Une simple caméra à l’épaule passe d’un masque du compositeur malade au papier de son testament signant sa mort. On est à Rome en 1781, et Josef Myslivecek, compositeur oublié de l’histoire de la musique est en train de s’éteindre, après avoir traversé l’Italie de ses oeuvres – surtout des opéras – sous le nom d’Il Boemo.

Fait de « foi et de labeur » selon la profession de foi de ce compositeur qui sera mort de la syphilis – conséquence funèbre de ce plaisir qu’on dit charnel avec les femmes, et qu’il n’aura eu le temps que de trop peu partager – ce film en apparence modeste voyage nous fait voyager d’une ville musicale à l’autre avec une remarquable économie de moyens, baigné tout entier de la musique de celui auquel il veut avant tout rendre hommage (formidable Philippe Jaroussky à la direction artistique de cette redécouverte paru chez Warner, qu’on aperçoit le temps d’une scène).

Une scène d’opéra avec Philippe Jaroussky dans Il Boemo.

Rencontre avec Mozart, enfant de génie

L’air de rien, tout sauf académique, ce film d’un réalisateur tchèque qu’on ne connaissait pas, reste immergé en gros plans dans la vie de l’époque qu’il a soigneusement reconstituée, avec un réalisme flegmatique dans lequel se mêlent incidemment la promiscuité des plaisirs et des besoins (au sens scatologique du terme), au beau milieu d’une conversation intellectuelle. C’est bien la splendeur (musicale) et la misère du quotidien d’un compositeur que filme Petr Vaclav. Un compositeur beaucoup trop terne dans son comportement (et même un peu ballot diplomatiquement) pour avoir passé la rampe de la notoriété, mais ô combien lucide sur l’évolution de son art (du baroque au classique), notamment lors d’une rencontre avec un certain Mozart enfant, gobant ses mains sur le clavecin et sa science de la composition la nuit pour en faire déjà la sienne.

L’orchestre à la bougie à la façon d’un Barry Lindon lyrique.

Il Boemo est avant tout un formidable portrait du musicien à la tâche, tout entier dévoué à sa musique, devant navigué aussi bien avec l’attention inattendue et éphémère du pouvoir, qu’avec des chanteuses aussi géniales que capricieuses, bien mieux payées que lui… Les superbes scènes d’opéra formidablement reconstituées rendent parfaitement compte des conditions scéniques de l’époque, à la bougie, comme un Barry Lindon lyrique. En grand mélomane, Petr Vaclav n’élude rien des concurrences entre théâtres italiens en fonction des enjeux politiques, ni des conditions des femmes, soumises aux pires mariages jusqu’au viol conjugal.

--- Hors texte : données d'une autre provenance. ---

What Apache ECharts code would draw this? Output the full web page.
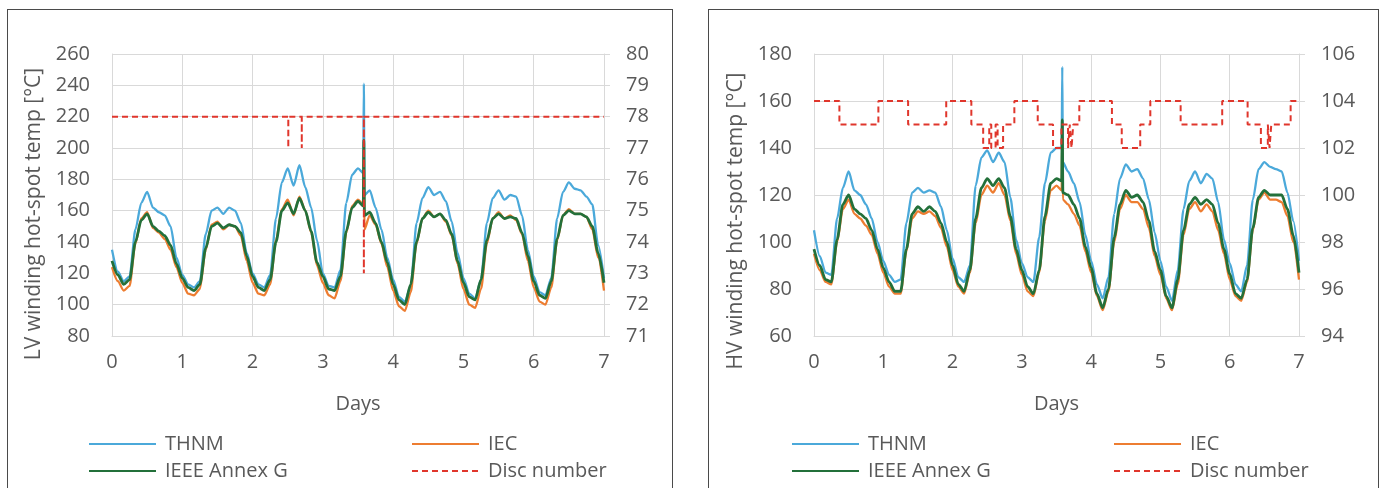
<!DOCTYPE html>
<html>
<head>
<meta charset="utf-8">
<script src="https://cdn.jsdelivr.net/npm/echarts@6/dist/echarts.min.js"></script>
<style>
  body { margin: 0; background: #fff; width: 1380px; height: 488px; overflow: hidden; position: relative; }
  .panel { position: absolute; border: 1px solid #4a4a4a; background: #fff; }
</style>
</head>
<body>
<div id="lv" class="panel" style="left:7px;top:9px;width:664px;height:490px"></div>
<div id="hv" class="panel" style="left:708px;top:9px;width:669px;height:490px"></div>
<script>
// time in hours (2 h steps, extra points round the event at 86 h)
var hours = [
  0, 2, 4, 6, 8, 10, 12, 14, 16, 18, 20, 22,
  24, 26, 28, 30, 32, 34, 36, 38, 40, 42, 44, 46,
  48, 50, 52, 54, 56, 58, 60, 62, 64, 66, 68, 70,
  72, 74, 76, 78, 80, 82, 84, 85.8, 86, 86.2, 88, 90, 92, 94,
  96, 98, 100, 102, 104, 106, 108, 110, 112, 114, 116, 118,
  120, 122, 124, 126, 128, 130, 132, 134, 136, 138, 140, 142,
  144, 146, 148, 150, 152, 154, 156, 158, 160, 162, 164, 166, 168
];

// LV winding hot-spot temp [°C]
var lvThnm = [
  135, 121, 115, 118, 148, 165, 172, 162, 159, 157, 150, 130,
  119, 113, 111, 115, 145, 160, 162, 158, 162, 160, 152, 133,
  120, 113, 111, 119, 155, 178, 187, 176, 189, 175, 162, 141,
  120, 112, 111, 122, 165, 183, 187, 184, 241, 170, 173, 162, 148, 130,
  116, 105, 102, 112, 152, 168, 175, 170, 172, 166, 153, 133,
  117, 107, 104, 116, 152, 168, 173, 167, 170, 169, 157, 135,
  118, 108, 106, 117, 155, 172, 178, 174, 173, 169, 164, 138, 117
];
var lvIec = [
  124, 115, 109, 112, 139, 155, 159, 149, 146, 142, 135, 124,
  114, 107, 106, 110, 135, 151, 153, 148, 151, 150, 144, 128,
  114, 107, 106, 113, 141, 161, 167, 157, 169, 160, 146, 125,
  114, 106, 104, 115, 146, 163, 167, 164, 195, 148, 157, 151, 139, 124,
  109, 99, 96, 108, 139, 155, 160, 156, 158, 153, 144, 126,
  110, 100, 98, 110, 139, 155, 159, 155, 157, 154, 145, 128,
  111, 102, 100, 111, 141, 157, 161, 158, 158, 156, 148, 130, 109
];
var lvIeee = [
  128, 119, 113, 116, 140, 154, 158, 150, 147, 144, 138, 126,
  117, 111, 109, 113, 136, 150, 152, 149, 151, 150, 146, 131,
  118, 111, 109, 116, 140, 160, 165, 158, 168, 160, 147, 127,
  118, 110, 109, 118, 147, 162, 166, 163, 205, 157, 159, 152, 140, 127,
  113, 103, 100, 113, 140, 155, 159, 156, 158, 154, 145, 128,
  114, 105, 103, 116, 141, 155, 158, 155, 156, 155, 146, 131,
  115, 106, 104, 115, 142, 157, 160, 158, 158, 156, 150, 133, 114
];
var lvDiscHours = [0, 60.2, 60.2, 60.2, 64.8, 64.8, 64.8, 86, 86, 86, 168];
var lvDisc = [78, 78, 77, 78, 78, 77, 78, 78, 73, 78, 78];

// HV winding hot-spot temp [°C]
var hvThnm = [
  105, 94, 87, 86, 110, 123, 130, 122, 120, 116, 110, 100,
  92, 86, 83, 84, 108, 121, 123, 121, 122, 121, 115, 105,
  93, 85, 83, 90, 124, 136, 139, 134, 138, 134, 119, 101,
  91, 85, 83, 102, 125, 138, 140, 140, 174.5, 134, 130, 125, 117, 103,
  92, 82, 76, 85, 112, 127, 133, 130, 131, 127, 118, 104,
  92, 81, 75, 88, 114, 126, 130, 125, 129, 127, 117, 101,
  91, 82, 79, 90, 118, 131, 134, 132, 131, 130, 121, 109, 92
];
var hvIec = [
  95, 88, 83, 82, 100, 114, 118, 112, 110, 107, 103, 95,
  87, 81, 78, 78, 96, 110, 113, 112, 113, 111, 106, 98,
  88, 81, 78, 87, 108, 120, 124, 121, 125, 120, 109, 95,
  86, 79, 77, 87, 109, 122, 124, 122, 145, 118, 116, 112, 107, 96,
  87, 77, 71, 79, 100, 114, 120, 117, 117, 114, 106, 94,
  86, 76, 71, 82, 103, 114, 117, 113, 116, 113, 105, 95,
  84, 77, 75, 83, 105, 118, 121, 118, 118, 117, 111, 100, 84
];
var hvIeee = [
  97, 90, 84, 83, 101, 116, 120, 114, 112, 110, 105, 97,
  89, 83, 79, 79, 97, 112, 115, 113, 115, 113, 108, 100,
  90, 82, 79, 88, 110, 123, 127, 124, 127, 123, 111, 97,
  88, 81, 78, 88, 111, 125, 127, 126, 152, 121, 120, 116, 110, 98,
  89, 78, 72, 80, 102, 116, 122, 119, 120, 117, 109, 96,
  88, 77, 72, 84, 105, 116, 119, 116, 118, 116, 108, 97,
  86.5, 78, 76, 84, 106, 119, 122, 120, 120, 120, 114, 103, 87
];
var hvDiscHours = [
  0, 8.8, 8.8, 22.3, 22.3, 32.6, 32.6, 45.8, 45.8, 54.5, 54.5, 58.6, 58.6,
  60.7, 60.7, 61.4, 61.4, 62.9, 62.9, 63.6, 63.6, 65.5, 65.5, 69.4, 69.4,
  77.5, 77.5, 82.8, 82.8, 85.7, 85.7, 88, 88, 88.6, 88.6, 89.2, 89.2, 89.8, 89.8,
  91.9, 91.9, 103.2, 103.2, 106.6, 106.6, 113, 113, 116.5, 116.5, 127, 127,
  141.4, 141.4, 150.2, 150.2, 154.8, 154.8, 157.2, 157.2, 157.8, 157.8,
  158.4, 158.4, 165.1, 165.1, 168
];
var hvDisc = [
  104, 104, 103, 103, 104, 104, 103, 103, 104, 104, 103, 103, 102,
  102, 103, 103, 102, 102, 103, 103, 102, 102, 103, 103, 104,
  104, 103, 103, 102, 102, 103, 103, 102, 102, 103, 103, 102, 102, 103,
  103, 104, 104, 103, 103, 102, 102, 103, 103, 104, 104, 103,
  103, 104, 104, 103, 103, 102, 102, 103, 103, 102,
  102, 103, 103, 104, 104
];

var seriesNames = ['THNM', 'IEC', 'IEEE Annex G', 'Disc number'];
var colors = ['#4ba9da', '#ed7d31', '#23703a', '#e0362c'];
var txt = '#595959';
var gridColor = '#d9d9d9';

function pairs(xs, ys) {
  return xs.map(function (x, i) { return [x, ys[i]]; });
}

function makeOption(p) {
  var lineSeries = [p.thnm, p.iec, p.ieee].map(function (vals, i) {
    return {
      name: seriesNames[i],
      type: 'line',
      data: pairs(hours, vals),
      symbol: 'none',
      smooth: 0.25,
      smoothMonotone: 'x',
      color: colors[i],
      lineStyle: { width: i == 2 ? 2.8 : 2.3 },
      z: 2 + i
    };
  });
  lineSeries.push({
    name: seriesNames[3],
    type: 'line',
    yAxisIndex: 1,
    data: pairs(p.discHours, p.disc),
    symbol: 'none',
    color: colors[3],
    lineStyle: { width: 2, type: [6, 4] },
    z: 6
  });
  var legendBase = {
    orient: 'vertical',
    top: 419,
    itemWidth: 67,
    itemHeight: 14,
    itemGap: 7,
    itemStyle: { opacity: 0 },
    textStyle: { color: txt, fontSize: 20, fontFamily: 'Open Sans', padding: [0, 0, 0, 4] }
  };
  return {
    animation: false,
    textStyle: { fontFamily: 'Open Sans' },
    grid: { left: p.gridLeft, top: 44, width: p.gridWidth, height: 282 },
    legend: [
      Object.assign({ left: p.legendA, data: ['THNM', 'IEEE Annex G'] }, legendBase),
      Object.assign({ left: p.legendB, data: ['IEC', 'Disc number'] }, legendBase)
    ],
    xAxis: {
      type: 'value',
      min: 0, max: 168, interval: 24,
      name: 'Days',
      nameLocation: 'middle',
      nameGap: 58,
      nameTextStyle: { color: txt, fontSize: 20 },
      axisLine: { lineStyle: { color: gridColor } },
      axisTick: { show: false },
      axisLabel: { color: txt, fontSize: 20, margin: 16, formatter: function (v) { return v / 24; } },
      splitLine: { lineStyle: { color: gridColor } }
    },
    yAxis: [{
      type: 'value',
      min: p.yMin, max: p.yMax, interval: 20,
      name: p.yName,
      nameLocation: 'middle',
      nameGap: p.nameGap,
      nameTextStyle: { color: txt, fontSize: 21, padding: [0, p.namePad, 0, 0] },
      axisLine: { show: true, lineStyle: { color: gridColor } },
      axisTick: { show: false },
      axisLabel: { color: txt, fontSize: 20, margin: 22 },
      splitLine: { lineStyle: { color: gridColor } }
    }, {
      type: 'value',
      min: p.y2Min, max: p.y2Max, interval: p.y2Step,
      position: 'right',
      axisLine: { show: true, lineStyle: { color: gridColor } },
      axisTick: { show: true, length: 6, lineStyle: { color: gridColor } },
      axisLabel: { color: txt, fontSize: 20, margin: 22 },
      splitLine: { show: false }
    }],
    series: lineSeries
  };
}

var lvChart = echarts.init(document.getElementById('lv'));
lvChart.setOption(makeOption({
  thnm: lvThnm, iec: lvIec, ieee: lvIeee, discHours: lvDiscHours, disc: lvDisc,
  gridLeft: 104, gridWidth: 492, legendA: 75, legendB: 398,
  yMin: 80, yMax: 260, y2Min: 71, y2Max: 80, y2Step: 1,
  yName: 'LV winding hot-spot temp [°C]', nameGap: 62, namePad: 38
}));

var hvChart = echarts.init(document.getElementById('hv'));
hvChart.setOption(makeOption({
  thnm: hvThnm, iec: hvIec, ieee: hvIeee, discHours: hvDiscHours, disc: hvDisc,
  gridLeft: 105, gridWidth: 485, legendA: 77, legendB: 399,
  yMin: 60, yMax: 180, y2Min: 94, y2Max: 106, y2Step: 2,
  yName: 'HV winding hot-spot temp [°C]', nameGap: 65, namePad: 52
}));
</script>
</body>
</html>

Ce beau film biographique est avant tout le portrait de celui qui « aurait pu » : « aurait pu » être connu avant Mozart s’il n’était pas mort de la syphilis et avait été plus politique, « aurait pu » être l’amant aimant de femmes si elles avaient été libres. Ce n’était pas son heure. Et si le film le fait mourir dès sa première scène, c’est pour mieux le faire ressusciter par la musique qui lui survit, jusqu’au générique de fin. Et qu’il est grand temps de redécouvrir, grâce à Philippe Jaroussky.

Il Boemo de Petr Vaclav (Tch-It-Slo, 2h20 ) avec Vojtech Dyk, Barbara Ronchi, Elena Radonicich, Lana Vlady… Sortie le 21 juin.